Probleme bei der Zulassung

Im Kurzüberblick erläuterte Rebmeister Moritz Villiger vor Ort im «Markstaller» den Fachinteressierten die vier aktuellen Verfahren. Wie viele Mal bisher er die Pflanzen gespritzt hat und was er etwas anders als früher gemacht hat. Den Aufbau und Ziele der Versuche, sowie die bisher gemachten Erfahrungen wollten alle Weinproduzenten Wissen. Nach den ersten Fragen aus dem Plenum Endstand eine rege und sachliche Diskussion. Gemäss Villiger ist es für ein eigentliches Fazit noch zu früh. Eines sei aber sicher, die neuen Biomittel kommen weder preislich noch im Wirkungskreis an die Ergebnis von Kupfer heran. Aus dem Kreis der Anwesenden war zu hören: Obwohl die Schweiz geografisch in der Mitte Europas liege und vielfältige wirtschaftliche Verflechtungen mit den Ländern der Europäischen Union (EU) bestehen, unterscheiden sich die Zulassungsverfahren der beiden Rechtsräume teils erheblich. Anmerkung: Die anwesenden Liechtensteiner schmunzelten und äusserten sich augenzwinkernd: «Sie hätten je nachdem die Wahl»!

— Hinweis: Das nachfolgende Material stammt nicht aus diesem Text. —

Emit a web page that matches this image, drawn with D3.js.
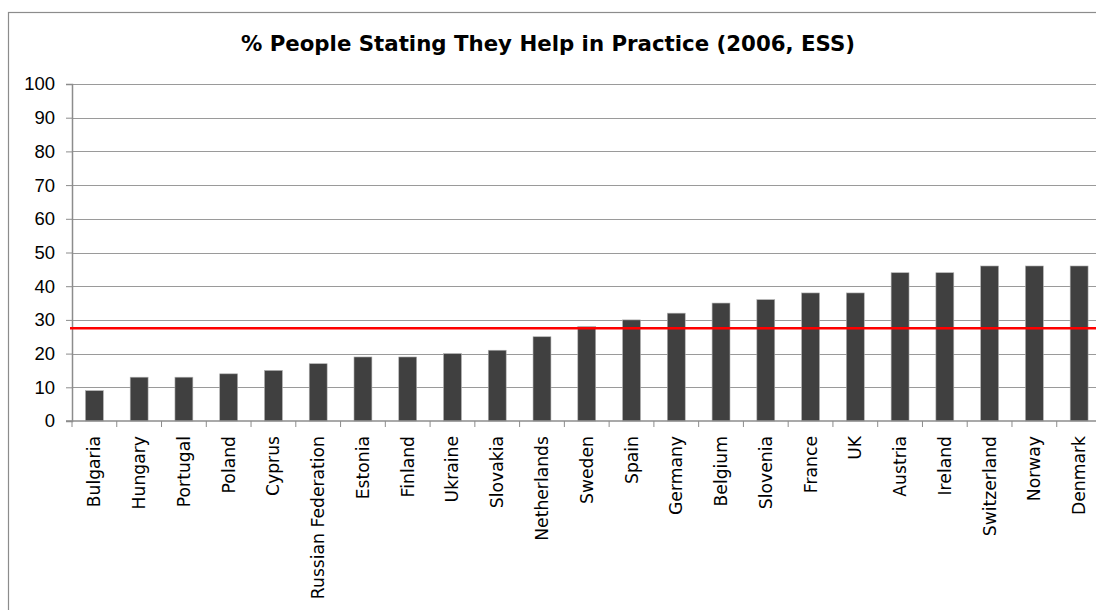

Doch aus schweizerischer Optik: Die Unterschiede führen immer wieder zu Problemen für Hersteller, Händler, Importeur und Endnutzer. Die Gründe dafür liegen sowohl in rechtlichen Rahmenbedingungen als auch im administrativen Vollzug, also im Papierkrieg.

Anpassung an EU angesagt

Wie aus einer Pressemeldung aus Bundesbern drei Tage später entnommen werden konnte: Die Zulassung von Pflanzenschutzmitteln in der Schweiz werde an jene der EU angeglichen. Damit sollten die Verfahren beschleunigt werden. Der Bundesrat hat die Totalrevision der entsprechenden Verordnung genehmigt. Mit der Revision können Pflanzenschutzmittel ab Dezember 2025 in einem vereinfachten Verfahren zugelassen werden. Auf diese Weise können Pflanzenschutzmittel künftig in einem vereinfachten Verfahren zugelassen werden, wenn sie bereits in einem Nachbarland bewilligt sind, wie der Bundesrat mitteilte. Die Anforderungen an Sicherheit und Wirksamkeit der Produkte blieben auf dem gleichen Niveau bestehen. Einzig für die  Spritzmittelhersteller wird die Zulassung teurer. Der gelungene Erfahrungsaustausch  «klang» mit einem Gläschen Wein im Wingert aus.